Tasty Woolf rissoles
Victoria Glendinning VIRGINIA WOOLF: THE PLATFORM OF TIME edited and introduced by S. P. Rosenbaum Hesperus, £14.99, pp. 222, ISBN 9781843917090 © £11.99 (plus £2.45 p&p) 0870 429 6655 When I was a child, an aunt gave my mother a cookery book called 100 Ways with Mince. This made a huge impression on me, because of my mother's irritation — it was not her idea of a present — but even more so because of the enormity of the title. It sprang into my mind for the first time for ages as I embarked upon Virginia Woolf: The Platform of Time.
In the larders of literature, as well as the left-overs of major works, there are generally minor meaty morsels lurking in saucers at the back of the shelf. Ever since Virginia Woolf died in 1941 her literary remains, large and small, have been continuously collected and published, whether in book form or in specialist journals. They have been arranged and re-arranged, edited and re-edited, and every now and then the scrapers and scourers through her papers come up with something as yet unconsidered.
S. P. Rosenbaum, a Canadian academic, now Professor Emeritus at Toronto, has over the years made excellent use of the pick of the pickings. The doyen of Bloomsbury scholars in North America, he is old enough to have met and corresponded not only with the group's junior offshoots and satellites, but with some of the original members. He has edited a useful and frequently updated clutch of anthologies, much appreciated as source-books by biographers as well as by aficionados of Bloomsbury, and composed of first-hand Bloomsbury material — mostly biographical, from letters about themselves and each other, and extracts from their memoirs — framed by his own knowledgeable commentaries.
In The Platform of Time he follows the same format. The title of this collection of Virginia Woolfs accounts of her own family and friends refers to a phrase she herself used in connection with the changing perspective of memory. At the end of her life she described how she still saw her father as she perceived him as a child, through hostile eyes, while at the same time seeing him, with more understanding, as the mature adult she became. The present moment, itself constantly changing, has to serve as `the platform to stand on'.
This modest volume is chiefly composed of private and public writings about the dead — her father, aunts, close friends, Miss Case who taught her Greek — which have nearly all been published before, though not always completely, and not always in a book. The private pieces are searching, spontaneous and sometimes scrappy. The public pieces, mostly obituaries, are necessarily more delicately shaped. All are free of the malice and mockery which so often informed character sketches in her letters and diaries.
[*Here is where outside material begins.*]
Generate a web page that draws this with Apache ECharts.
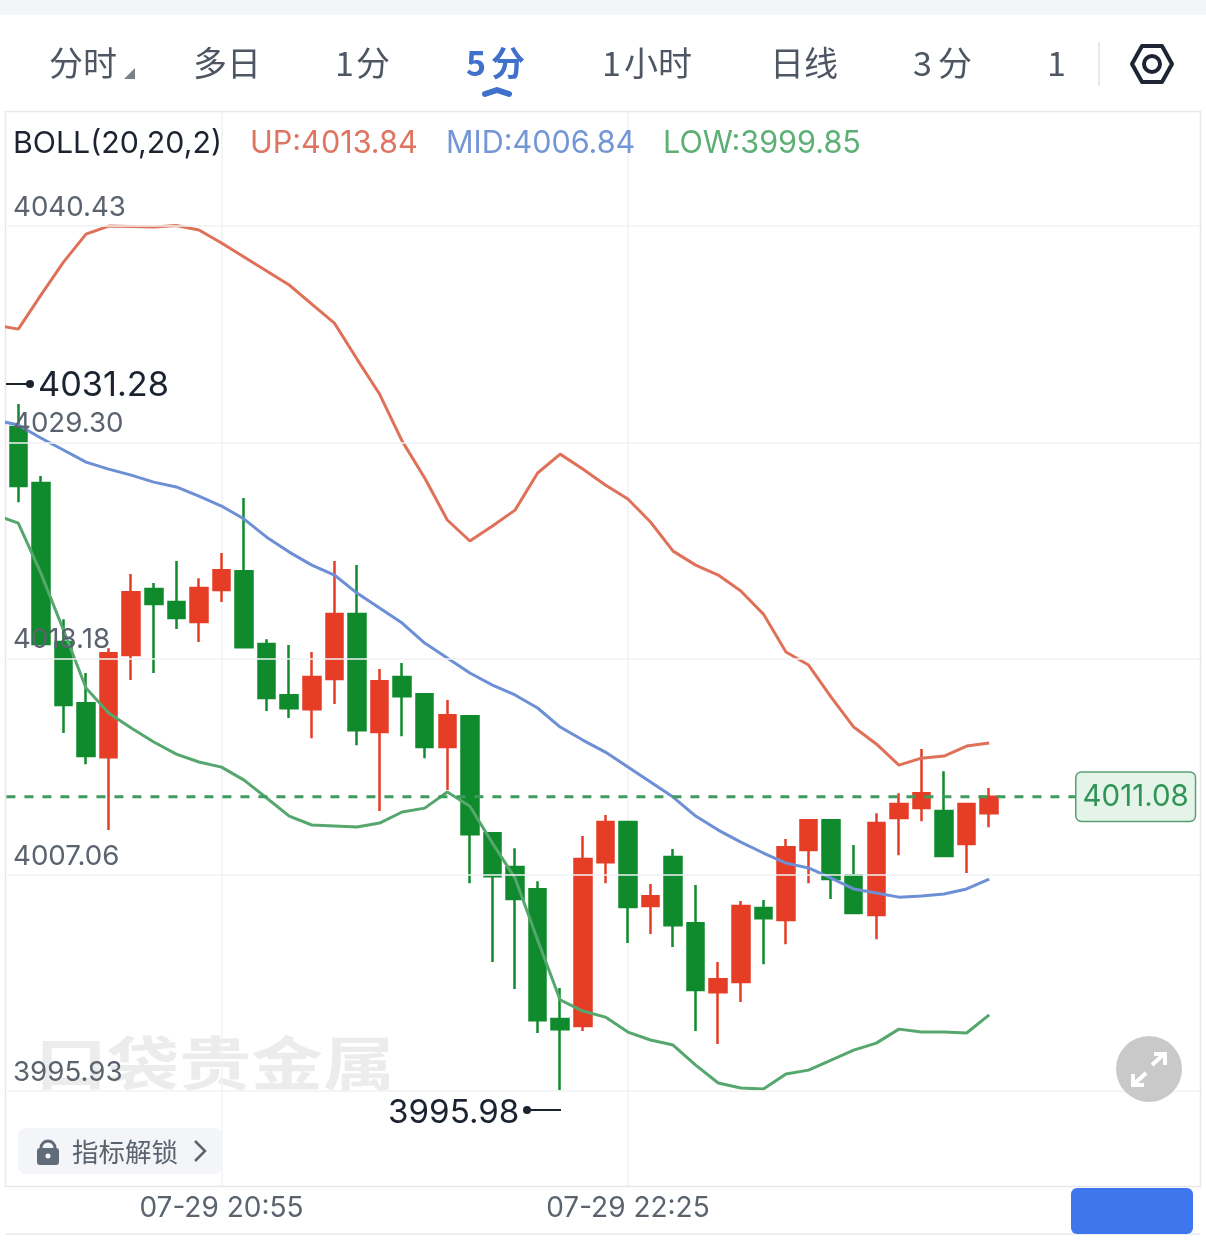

The longest section consists of her memoir of her nephew Julian Bell, written almost immediately after his death in Spain in 1937, along with heartbreaking memoir-notes by his mother Vanessa and an exchange of letters.
In the section 'Occasions', the story of the Dreadnought hoax is resurrected, as is the most troubled and troubling piece in the volume: Woolf's introduction to Life as We Have Known It, a collection of working women's experiences written by themselves. In the form of a letter to Margaret Llewellyn Davies, the book's editor, Woolf tied herself in knots, defiantly expressing her complete inability to identify with the members of the Women's Co-operative Guild who provided the material, and whose congress she had attended. The abyss between them was unbridgeable. But then, reading their testimonies, she found an extraordinary vitality, and nuggets of an untaught expressive quality that `the literate and instructed might envy'. She incorporated portrait-descriptions of Margaret Llewelyn Davies and her colleagues, which seem to mix unfeigned admiration with a muffled exasperation. This uneasy tension, though Professor Rosenbaum does not mention it, was due to Woolf's ambivalence towards Margaret Llewellyn Davies, who ardently co-opted Leonard into service with the Women's Co-operative Guild, and monopolised a great deal of his time and attention. Virginia resented it.
The final section consists of what Rosenbaum calls 'Memoir Fantasies' — three brief fictional extravaganzas, one on the Stephen family's long-time cook, Sophie Farrell, one on Saxon SydneyTurner, and one on Maynard Keynes. This last has not been published before. They are experimental; they are drafts; they do not really work, and might well have rested in the deep-freeze of the archive. Leonard Woolf himself, active in collecting up and putting into print selections from his wife's diaries and letters, and her essays and reviews, was not in favour of publishing absolutely everything that she had written: 'I don't mind scraping out the last scrapings of the barrel, but I think one should call a halt before the scrapings are from the barrel itself', he wrote to Quentin Bell in 1967. Nevertheless, like all successful recycling of leftovers, the pieces in this volume gain in flavour and significance by combination, adding up to a satisfactory whole on the complex relation between memory and memoir. Waste not, want not.